In a June 2022 video, Kennedy shared that he accepted the coaching position in 2008 after watching the movie Facing the Giants. “I had a prayer answered just like that, and I made a covenant there that, just like in the movie, you know, I’m going to give You the glory after every game, win or lose,” he confided.

Kennedy began taking a knee in prayer by himself at the 50-yard line after each game. “It was just me going out there and taking a knee by myself and giving thanks for what the players just did,” explained the coach. “The prayers, how long they were, I would say probably average 8 to 12 seconds. I’m not a great prayer guy. It was really, ‘Thank You, God, for what these young men just did on the field, and thank You for letting me be part of it.'”
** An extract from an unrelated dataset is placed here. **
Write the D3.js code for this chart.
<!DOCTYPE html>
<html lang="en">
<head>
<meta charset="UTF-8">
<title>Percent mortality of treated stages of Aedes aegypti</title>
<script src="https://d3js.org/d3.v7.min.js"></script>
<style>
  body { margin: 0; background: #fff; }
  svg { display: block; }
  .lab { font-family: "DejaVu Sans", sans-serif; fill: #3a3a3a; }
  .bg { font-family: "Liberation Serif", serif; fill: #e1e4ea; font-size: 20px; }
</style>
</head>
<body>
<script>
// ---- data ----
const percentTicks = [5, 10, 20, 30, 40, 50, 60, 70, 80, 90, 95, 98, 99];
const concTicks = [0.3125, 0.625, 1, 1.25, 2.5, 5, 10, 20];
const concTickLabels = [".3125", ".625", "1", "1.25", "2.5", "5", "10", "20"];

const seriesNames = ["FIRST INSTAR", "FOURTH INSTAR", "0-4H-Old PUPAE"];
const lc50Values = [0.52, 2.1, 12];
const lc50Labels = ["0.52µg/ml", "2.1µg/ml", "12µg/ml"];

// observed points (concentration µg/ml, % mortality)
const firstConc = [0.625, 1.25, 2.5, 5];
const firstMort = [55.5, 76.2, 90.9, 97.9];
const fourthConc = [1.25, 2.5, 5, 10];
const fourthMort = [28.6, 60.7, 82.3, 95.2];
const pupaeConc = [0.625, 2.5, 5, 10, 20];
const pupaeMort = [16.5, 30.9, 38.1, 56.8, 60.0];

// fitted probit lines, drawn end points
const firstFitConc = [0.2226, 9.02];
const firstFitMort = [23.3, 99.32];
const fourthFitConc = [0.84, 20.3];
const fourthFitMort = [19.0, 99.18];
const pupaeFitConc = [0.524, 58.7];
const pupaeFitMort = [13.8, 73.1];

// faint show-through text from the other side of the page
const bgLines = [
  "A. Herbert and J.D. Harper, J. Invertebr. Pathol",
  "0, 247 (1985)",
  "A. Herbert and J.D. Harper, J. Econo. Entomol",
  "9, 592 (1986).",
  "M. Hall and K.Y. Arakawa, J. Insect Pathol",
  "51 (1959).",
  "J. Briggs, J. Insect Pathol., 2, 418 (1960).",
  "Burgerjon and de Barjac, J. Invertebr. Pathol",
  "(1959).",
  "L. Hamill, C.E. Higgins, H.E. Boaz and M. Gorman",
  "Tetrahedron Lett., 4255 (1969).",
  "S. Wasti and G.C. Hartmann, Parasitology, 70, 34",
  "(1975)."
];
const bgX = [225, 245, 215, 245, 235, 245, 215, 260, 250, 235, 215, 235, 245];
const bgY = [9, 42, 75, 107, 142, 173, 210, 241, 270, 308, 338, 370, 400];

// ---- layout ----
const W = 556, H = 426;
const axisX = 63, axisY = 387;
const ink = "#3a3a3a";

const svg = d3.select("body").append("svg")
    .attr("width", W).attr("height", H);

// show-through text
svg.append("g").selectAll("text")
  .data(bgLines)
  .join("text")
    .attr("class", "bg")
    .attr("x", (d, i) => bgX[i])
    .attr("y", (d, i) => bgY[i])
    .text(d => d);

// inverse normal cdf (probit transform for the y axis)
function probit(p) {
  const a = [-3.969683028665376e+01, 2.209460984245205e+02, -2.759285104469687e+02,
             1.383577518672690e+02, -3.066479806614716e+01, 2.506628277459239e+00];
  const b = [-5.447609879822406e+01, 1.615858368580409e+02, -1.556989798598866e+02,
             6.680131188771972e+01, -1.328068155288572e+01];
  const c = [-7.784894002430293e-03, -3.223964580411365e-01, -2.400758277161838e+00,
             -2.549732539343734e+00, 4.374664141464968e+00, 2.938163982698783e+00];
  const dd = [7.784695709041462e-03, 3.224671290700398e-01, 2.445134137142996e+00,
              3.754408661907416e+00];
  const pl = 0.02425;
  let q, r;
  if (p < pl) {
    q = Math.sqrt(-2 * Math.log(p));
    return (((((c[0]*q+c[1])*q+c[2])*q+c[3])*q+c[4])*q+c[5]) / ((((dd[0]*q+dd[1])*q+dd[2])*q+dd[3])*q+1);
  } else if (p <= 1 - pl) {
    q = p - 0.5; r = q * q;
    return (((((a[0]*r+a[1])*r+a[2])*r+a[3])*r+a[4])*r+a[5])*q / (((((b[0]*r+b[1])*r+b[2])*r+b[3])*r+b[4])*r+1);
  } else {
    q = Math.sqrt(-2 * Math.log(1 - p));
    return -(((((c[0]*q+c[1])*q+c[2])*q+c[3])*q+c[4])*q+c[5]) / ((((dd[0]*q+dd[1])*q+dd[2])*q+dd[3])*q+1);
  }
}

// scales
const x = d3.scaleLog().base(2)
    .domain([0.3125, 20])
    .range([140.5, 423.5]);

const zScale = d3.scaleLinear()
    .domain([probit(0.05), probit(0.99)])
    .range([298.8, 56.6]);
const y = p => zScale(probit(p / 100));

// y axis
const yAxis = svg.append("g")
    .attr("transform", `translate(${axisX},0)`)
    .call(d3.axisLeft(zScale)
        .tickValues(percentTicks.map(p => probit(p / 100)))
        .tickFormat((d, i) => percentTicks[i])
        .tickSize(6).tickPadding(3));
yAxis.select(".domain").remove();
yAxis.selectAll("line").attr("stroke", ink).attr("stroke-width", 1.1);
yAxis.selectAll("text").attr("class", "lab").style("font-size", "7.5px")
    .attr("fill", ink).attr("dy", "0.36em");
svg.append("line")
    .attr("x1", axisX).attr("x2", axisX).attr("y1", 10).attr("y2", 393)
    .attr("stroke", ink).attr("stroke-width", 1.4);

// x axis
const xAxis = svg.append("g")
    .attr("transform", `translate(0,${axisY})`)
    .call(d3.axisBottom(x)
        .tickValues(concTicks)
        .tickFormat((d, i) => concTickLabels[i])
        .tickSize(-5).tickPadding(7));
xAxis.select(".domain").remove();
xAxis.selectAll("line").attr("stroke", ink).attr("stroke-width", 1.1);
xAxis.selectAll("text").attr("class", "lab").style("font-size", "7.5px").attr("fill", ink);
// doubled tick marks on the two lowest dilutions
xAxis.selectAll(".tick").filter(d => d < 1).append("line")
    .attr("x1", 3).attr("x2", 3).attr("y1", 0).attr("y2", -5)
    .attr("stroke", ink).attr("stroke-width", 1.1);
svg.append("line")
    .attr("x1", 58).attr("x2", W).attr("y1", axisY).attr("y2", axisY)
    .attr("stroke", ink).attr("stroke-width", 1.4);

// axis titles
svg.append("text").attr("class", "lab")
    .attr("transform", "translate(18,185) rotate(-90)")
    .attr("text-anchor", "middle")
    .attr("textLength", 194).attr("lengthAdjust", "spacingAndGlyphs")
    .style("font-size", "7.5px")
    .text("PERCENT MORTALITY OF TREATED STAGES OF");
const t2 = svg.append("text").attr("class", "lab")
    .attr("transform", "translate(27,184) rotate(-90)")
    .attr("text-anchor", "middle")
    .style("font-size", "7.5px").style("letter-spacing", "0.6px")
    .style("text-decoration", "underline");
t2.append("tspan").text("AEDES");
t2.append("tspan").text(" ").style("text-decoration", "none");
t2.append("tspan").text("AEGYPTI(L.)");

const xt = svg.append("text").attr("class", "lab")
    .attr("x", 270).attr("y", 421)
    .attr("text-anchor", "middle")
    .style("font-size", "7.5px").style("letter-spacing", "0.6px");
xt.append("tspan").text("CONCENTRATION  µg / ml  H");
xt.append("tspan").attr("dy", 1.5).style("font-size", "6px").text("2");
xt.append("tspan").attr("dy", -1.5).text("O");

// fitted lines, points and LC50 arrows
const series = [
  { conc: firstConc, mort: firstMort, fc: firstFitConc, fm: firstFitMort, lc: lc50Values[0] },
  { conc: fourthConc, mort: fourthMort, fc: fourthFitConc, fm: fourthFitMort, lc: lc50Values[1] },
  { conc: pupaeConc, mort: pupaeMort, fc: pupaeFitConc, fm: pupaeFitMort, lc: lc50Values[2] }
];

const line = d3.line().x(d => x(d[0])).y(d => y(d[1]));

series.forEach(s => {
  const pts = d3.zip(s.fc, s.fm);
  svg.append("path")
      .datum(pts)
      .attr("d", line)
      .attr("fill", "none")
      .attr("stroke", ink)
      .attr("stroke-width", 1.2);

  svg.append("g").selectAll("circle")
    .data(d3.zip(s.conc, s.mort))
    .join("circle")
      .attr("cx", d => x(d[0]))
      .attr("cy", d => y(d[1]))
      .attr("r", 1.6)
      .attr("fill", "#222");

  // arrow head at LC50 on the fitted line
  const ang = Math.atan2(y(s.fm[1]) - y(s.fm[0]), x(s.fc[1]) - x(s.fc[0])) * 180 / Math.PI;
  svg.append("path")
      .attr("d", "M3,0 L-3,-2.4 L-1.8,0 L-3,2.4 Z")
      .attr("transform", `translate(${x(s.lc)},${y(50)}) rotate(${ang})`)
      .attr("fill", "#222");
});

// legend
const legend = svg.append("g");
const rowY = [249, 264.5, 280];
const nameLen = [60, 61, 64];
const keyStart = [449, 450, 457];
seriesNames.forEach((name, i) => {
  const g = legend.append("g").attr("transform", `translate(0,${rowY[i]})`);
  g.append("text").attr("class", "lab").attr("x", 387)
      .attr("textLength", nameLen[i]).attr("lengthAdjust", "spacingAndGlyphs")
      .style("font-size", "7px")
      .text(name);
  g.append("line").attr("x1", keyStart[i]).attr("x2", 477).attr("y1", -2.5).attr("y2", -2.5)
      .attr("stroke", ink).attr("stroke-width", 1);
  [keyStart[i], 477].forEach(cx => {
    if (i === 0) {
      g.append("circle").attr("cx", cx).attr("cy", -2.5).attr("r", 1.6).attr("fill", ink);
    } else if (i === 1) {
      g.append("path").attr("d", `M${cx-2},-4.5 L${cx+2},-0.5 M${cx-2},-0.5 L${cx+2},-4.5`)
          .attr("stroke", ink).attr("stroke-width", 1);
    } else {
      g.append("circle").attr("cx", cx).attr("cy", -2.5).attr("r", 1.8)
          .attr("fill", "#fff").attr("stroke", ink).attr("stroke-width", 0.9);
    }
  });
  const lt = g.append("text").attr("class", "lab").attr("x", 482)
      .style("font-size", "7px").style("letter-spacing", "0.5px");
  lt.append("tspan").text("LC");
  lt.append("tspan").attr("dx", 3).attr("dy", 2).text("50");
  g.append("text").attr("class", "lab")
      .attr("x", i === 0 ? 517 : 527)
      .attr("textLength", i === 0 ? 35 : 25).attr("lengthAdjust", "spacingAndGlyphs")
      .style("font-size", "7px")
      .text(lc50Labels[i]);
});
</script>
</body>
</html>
Roughly six months in, some players began to inquire about his midfield ritual. He responded that he was “just thanking God for what you guys did.”

Unprovoked, some of the players asked their coach if they could join him. Kennedy replied, “This is a free country. It’s America; you can do whatever you want to do.” Players started to accompany Kennedy until 2015, when concerns arose.
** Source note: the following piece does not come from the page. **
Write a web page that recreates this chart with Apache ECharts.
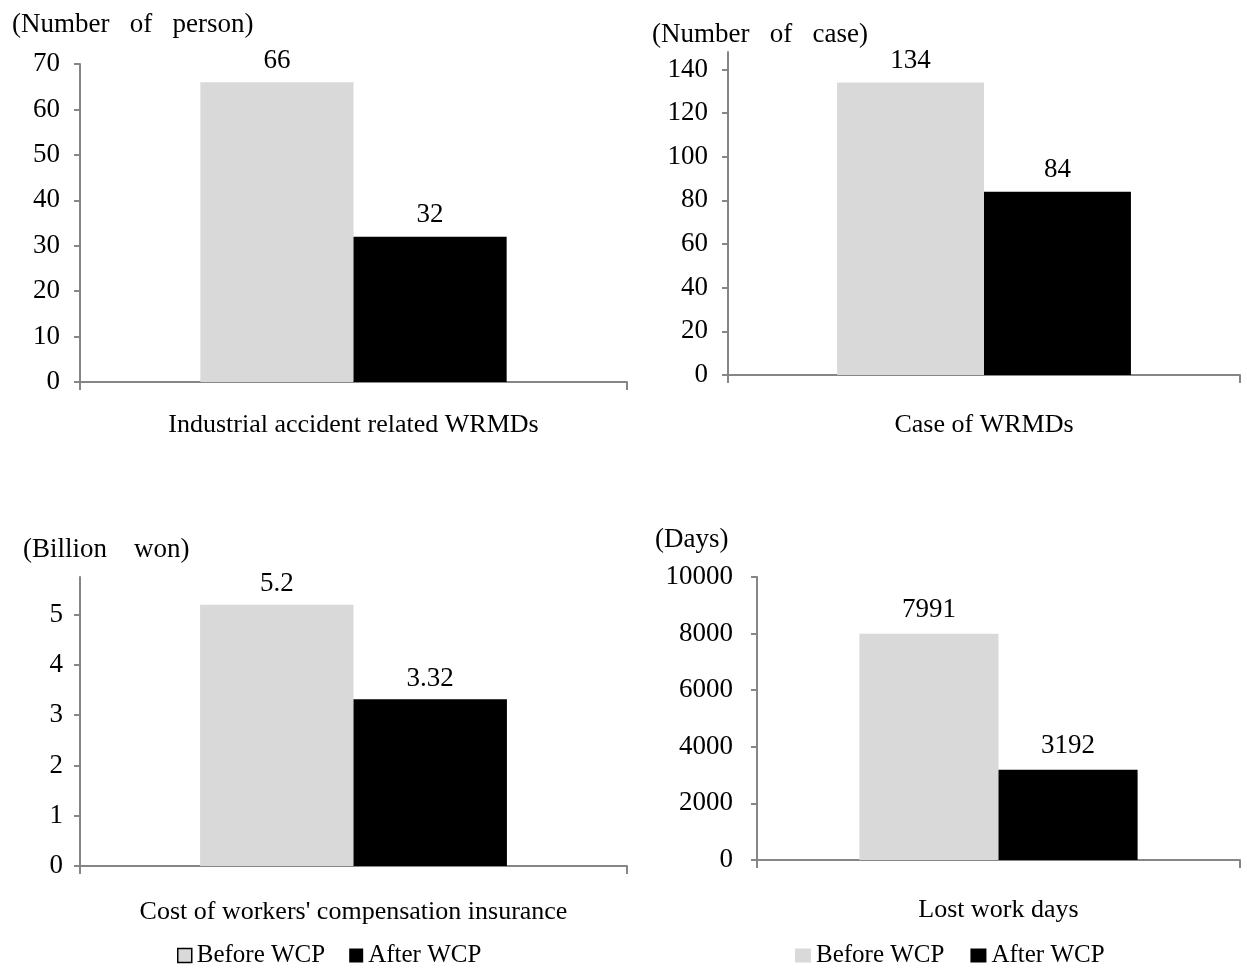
<!DOCTYPE html>
<html>
<head>
<meta charset="utf-8">
<script src="https://cdn.jsdelivr.net/npm/echarts@6/dist/echarts.min.js"></script>
<style>html,body{margin:0;padding:0;background:#fff}#c{width:1247px;height:968px}</style>
</head>
<body>
<div id="c"></div>
<script>
const categories = ['Industrial accident related WRMDs', 'Case of WRMDs', "Cost of workers' compensation insurance", 'Lost work days'];
const seriesNames = ['Before WCP', 'After WCP'];
const beforeWCP = [66, 134, 5.2, 7991];
const afterWCP = [32, 84, 3.32, 3192];
const unitLabels = ['(Number   of   person)', '(Number   of   case)', '(Billion    won)', '(Days)'];
const yTicks = [
  [0, 10, 20, 30, 40, 50, 60, 70],
  [0, 20, 40, 60, 80, 100, 120, 140],
  [0, 1, 2, 3, 4, 5],
  [0, 2000, 4000, 6000, 8000, 10000]
];
const yMax = [70, 148, 5.75, 10000];

const FONT = '"Liberation Serif", "Times New Roman", serif';
const AXIS = '#868686';
const colors = ['#d9d9d9', '#000000'];

const grids = [
  {left: 80, top: 64, width: 547, height: 318},
  {left: 728, top: 52, width: 512, height: 323},
  {left: 80, top: 577, width: 547, height: 289},
  {left: 757, top: 577, width: 483, height: 283}
];
const catGap = ['44%', '42.6%', '43.9%', '42.4%'];
const catMargin = [30, 37, 33, 37];
const yMargin = [20, 20, 17, 24];
const labelDist = [8, 8, 7, 10];
const titlePos = [[7, 6], [647, 16], [18, 531], [650, 521]];

const xAxes = [], yAxes = [], series = [], titles = [];
for (let i = 0; i < 4; i++) {
  xAxes.push({
    type: 'category', gridIndex: i, data: [categories[i]],
    axisLine: {lineStyle: {color: AXIS, width: 2}},
    axisTick: {show: true, length: 8, lineStyle: {color: AXIS, width: 2}},
    axisLabel: {fontFamily: FONT, fontSize: 26, color: '#000', margin: catMargin[i], interval: 0}
  });
  yAxes.push({
    type: 'value', gridIndex: i, min: 0, max: yMax[i],
    splitLine: {show: false},
    axisLine: {show: true, lineStyle: {color: AXIS, width: 2}},
    axisTick: {show: true, length: 6, lineStyle: {color: AXIS, width: 2}, customValues: yTicks[i]},
    axisLabel: {fontFamily: FONT, fontSize: 27, color: '#000', margin: yMargin[i], customValues: yTicks[i],
      formatter: function (v) { return String(v); }}
  });
  const vals = [beforeWCP[i], afterWCP[i]];
  for (let s = 0; s < 2; s++) {
    series.push({
      type: 'bar', name: seriesNames[s], xAxisIndex: i, yAxisIndex: i,
      data: [vals[s]], barGap: '0%', barCategoryGap: catGap[i],
      itemStyle: {color: colors[s]},
      label: {show: true, position: 'top', distance: labelDist[i], fontFamily: FONT, fontSize: 27, color: '#000'},
      silent: true
    });
  }
  titles.push({text: unitLabels[i], left: titlePos[i][0], top: titlePos[i][1],
    textStyle: {fontFamily: FONT, fontSize: 27, fontWeight: 'normal', color: '#000'}});
}

const legendText = {fontFamily: FONT, fontSize: 25, color: '#000'};
const option = {
  animation: false,
  title: titles,
  grid: grids,
  xAxis: xAxes,
  yAxis: yAxes,
  legend: [
    {left: 172, top: 938, itemWidth: 14, itemHeight: 14, itemGap: 24, icon: 'rect', textStyle: legendText,
      data: [{name: seriesNames[0], itemStyle: {borderColor: '#000', borderWidth: 1.5}}, {name: seriesNames[1]}]},
    {left: 790, top: 938, itemWidth: 16, itemHeight: 14, itemGap: 26, icon: 'rect', textStyle: legendText,
      data: [{name: seriesNames[0]}, {name: seriesNames[1]}]}
  ],
  series: series
};
const chart = echarts.init(document.getElementById('c'));
chart.setOption(option);
</script>
</body>
</html>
There’s still time on the clock. That’s what I’ve always coached.

The Bremerton coach received a letter in September 2015 demanding he stop praying with the players in order to avoid controversy or offense. “It was really simple for me to agree with them and say, ‘That’s not a problem.’ I never prayed with the kids ever again,” averred Kennedy. 
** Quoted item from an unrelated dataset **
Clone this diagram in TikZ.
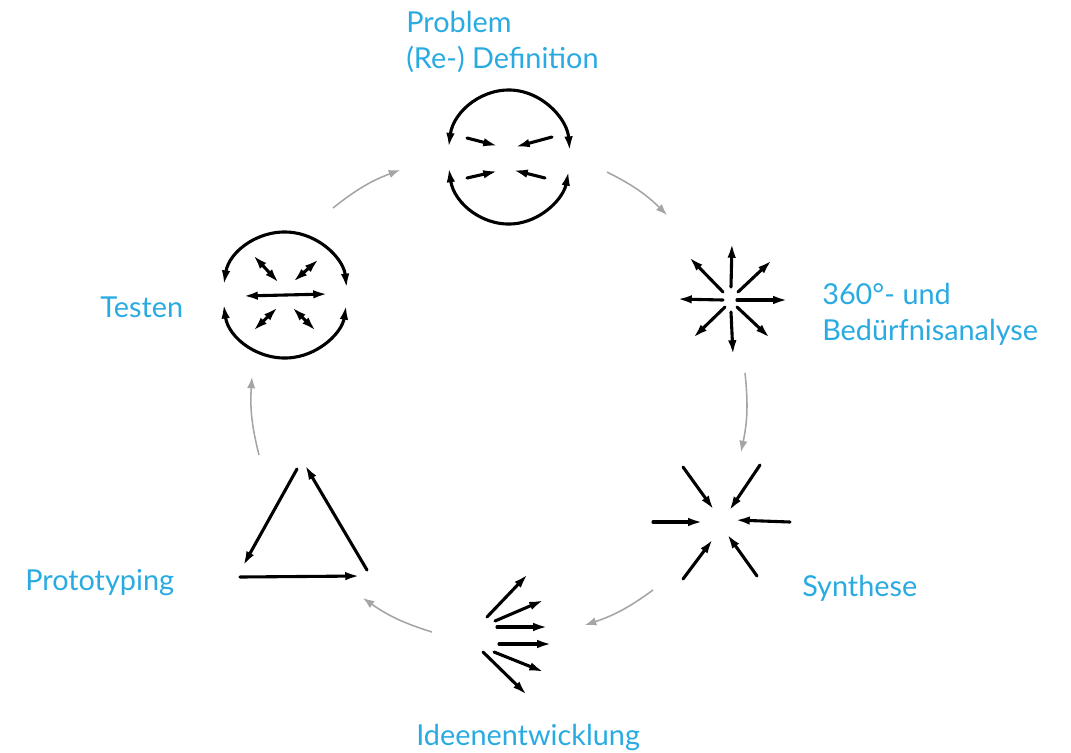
\documentclass[tikz,border=0pt]{standalone}
\usepackage{fontspec}
\setmainfont{Lato}
\usetikzlibrary{arrows.meta}
\usetikzlibrary{positioning}
\definecolor{labelblue}{RGB}{41,171,226}
\definecolor{cyclegrey}{RGB}{165,165,165}

\begin{document}
\begin{tikzpicture}[x=0.025cm, y=0.025cm,
        >={Latex[length=10.5pt,width=6pt]},
        sketch/.style={line width=2.2pt, line cap=round},
        cycle/.style={cyclegrey, line width=1.1pt, -{Latex[length=8pt,width=6pt]}},
        phase/.style={labelblue, inner sep=0pt, align=left, anchor=base west,
            font=\fontsize{20.5}{25}\selectfont}]
            \useasboundingbox (0,0) rectangle (1071,-752);

            % labels
            \node[phase] (problem) at (406,-68) {Problem\\(Re-) Definition};
            \node[phase] (analyse) at (822,-340) {360°- und\\Bedürfnisanalyse};
            \node[phase] (synthese) at (802,-596) {Synthese};
            \node[phase] (ideen) at (416,-745) {Ideenentwicklung};
            \node[phase] (proto) at (25,-590) {Prototyping};
            \node[phase] (testen) at (100,-317) {Testen};

            % problem (re-) definition
            \draw[sketch,<->] (509,-157) ++(172:61 and 67) arc[start angle=172, end angle=5, x radius=61, y radius=67];
            \draw[sketch,<->] (509,-157) ++(189:61 and 67) arc[start angle=189, end angle=348, x radius=61, y radius=67];
            \foreach \ax/\ay/\bx/\by in {467/138/498/146, 552/137/515/147,
                                         467/178/498/171, 545/178/513/170}
                {\draw[sketch,->] (\ax,-\ay) -- (\bx,-\by);}

            % 360 und beduerfnisanalyse
            \foreach \ax/\ay/\bx/\by in {731/287/732/243, 738/292/772/260,
                                         737/300/788/300, 737/307/770/338,
                                         731/312/733/355, 725/307/693/338,
                                         723/300/677/299, 723/292/689/257}
                {\draw[sketch,->] (\ax,-\ay) -- (\bx,-\by);}

            % synthese
            \foreach \ax/\ay/\bx/\by in {683/467/714/510, 760/465/729/511,
                                         653/522/703/522, 790/522/735/520,
                                         683/579/713/539, 757/576/727/534}
                {\draw[sketch,->] (\ax,-\ay) -- (\bx,-\by);}

            % ideenentwicklung
            \foreach \ax/\ay/\bx/\by in {487/617/528/574, 495/621/544/600,
                                         497/627/548/627, 499/644/552/644,
                                         494/652/544/672, 483/652/527/695}
                {\draw[sketch,->] (\ax,-\ay) -- (\bx,-\by);}

            % prototyping
            \foreach \ax/\ay/\bx/\by in {297/469/243/566, 367/570/305/465,
                                         240/577/360/576}
                {\draw[sketch,->] (\ax,-\ay) -- (\bx,-\by);}

            % testen
            \draw[sketch,<->] (285,-295) ++(171:62 and 63) arc[start angle=171, end angle=6, x radius=62, y radius=63];
            \draw[sketch,<->] (285,-295) ++(188:62 and 63) arc[start angle=188, end angle=351, x radius=62, y radius=63];
            \foreach \ax/\ay/\bx/\by in {243/296/328/294, 253/255/279/283,
                                         319/259/293/282, 253/331/278/307,
                                         316/331/292/307}
                {\draw[sketch,<->] (\ax,-\ay) -- (\bx,-\by);}

            % cycle
            \coordinate (p1) at (607,-172); \coordinate (q1) at (667,-215);
            \coordinate (p2) at (745,-373); \coordinate (q2) at (741,-452);
            \coordinate (p3) at (653,-590); \coordinate (q3) at (585,-625);
            \coordinate (p4) at (432,-632); \coordinate (q4) at (363,-598);
            \coordinate (p5) at (259,-455); \coordinate (q5) at (252,-377);
            \coordinate (p6) at (333,-208); \coordinate (q6) at (400,-170);
            \foreach \n in {1,...,6}
                {\draw[cycle] (p\n) to[bend left=9] (q\n);}
        \end{tikzpicture}
\end{document}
First Liberty attorney Jeremy Dys

Kennedy was then barred from praying at all, even alone. “If he did it one more time, he would be suspended,” expounded First Liberty attorney Jeremy Dys. “He was, and then he was fired. … In his file, they said, ‘Do not rehire Coach Kennedy for the next season.'”

“I decided to file the lawsuit after I realized that I was not going to be able to win this by myself,” Kennedy disclosed. “There was no way I could talk to the school district anymore. Their lawyers said I was not to be in any contact with the school or anyone at the school unless it was through the lawyers.”

After years, Kennedy’s case escalated to the U.S. Supreme Court. Before learning how the justices would rule, he expressed, “The only thing I’m asking the Supreme Court is that I get to be a coach and I get to thank God afterwards.”

“This legal battle, it’s worn on me. … It’s been really tough, but you know, in the third and fourth quarter of a football game, you got to keep going. I don’t care how tired you are and how painful it is; you just got to keep going and you got to finish,” Kennedy proclaimed. “There’s still time on the clock. That’s what I’ve always coached, and now I have to actually live by it.”

Kennedy reassured his followers the fight was well worth it:

If I could go back, would I take a knee? In a second. There would be no doubt in my mind. I would still do it, even if I had to go through all this again. Giving up your faith — it’s not something I’m going to give up on, and I’m not going to give up on the fight for everybody’s rights. Nobody should have to worry about being fired for their faith.

On June 27, 2022, the Supreme Court voted 6–3 in favor of Kennedy. Justice Neil Gorsuch wrote in the opinion of the court that

Respect for religious expressions is indispensable to life in a free and diverse Republic — whether those expressions take place in a sanctuary or on a field, and whether they manifest through the spoken word or a bowed head. Here, a government entity sought to punish an individual for engaging in a brief, quiet, personal religious observance doubly protected by the Free Exercise and Free Speech Clauses of the First Amendment. And the only meaningful justification the government offered for its reprisal rested on a mistaken view that it had a duty to ferret out and suppress religious observances even as it allows comparable secular speech. The Constitution neither mandates nor tolerates that kind of discrimination.